Theate ein Volltreffer
Der Abwehrmann kann flexibel eingesetzt werden, linker Verteidiger oder linker Innenverteidiger – ist ihm ziemlich egal. In Wolfsburg am Samstag bekleidete er beide Positionen. Und: Durch diese Zufuhr an Robustheit und Mentalität werden auch die anderen Spieler besser. Den Brasilianer Tuta hat man selten so fehlerfrei und abgeklärt spielen sehen, Robin Koch rundet das Gesamtbild ab. Aber auch ein defensiver Mittelfeldspieler wie Ellyes Skhiri scheint sich in dieser Konstellation besser zurecht zu finden.

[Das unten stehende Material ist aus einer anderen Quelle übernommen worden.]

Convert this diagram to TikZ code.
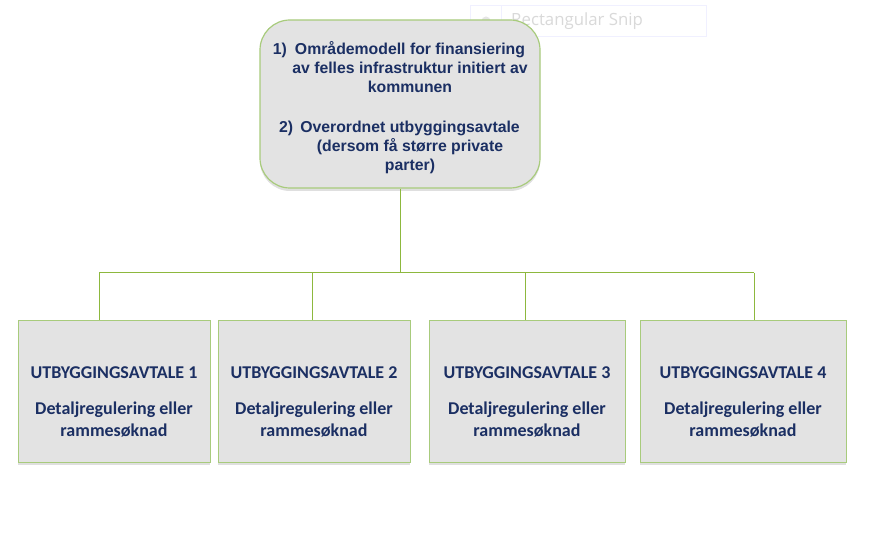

Die Folge, leicht abzulesen: In allen drei Bundesligaspielen stand die Eintracht hinten relativ sicher, musste kaum Chancen für den Gegner zulassen. Torwart Kevin Trapp in zweieinhalb Partien und Vertreter Kaua Santos in 45 Minuten blieben bis auf Flanken oder Schüssen aus der Distanz meistens beschäftigungslos – vier Gegentore hat die Eintracht dennoch schon geschluckt, wobei eines nach einem Konter gegen eine entblößte Abwehr fiel und zwei nach schönen Einzelleistungen. Passiert.
Das alles muss zu diesem frühen Zeitpunkt der Saison nichts heißen, aber es lässt sich ganz gut an für Eintracht Frankfurt, das Gebilde scheint sehr viel fester und massiver als vor einem Jahr. „Die Stabilität“, sagt Dino Toppmöller, „ist sehr gut.“ Sie ist der Boden, auf dem sich die Künstler austoben können.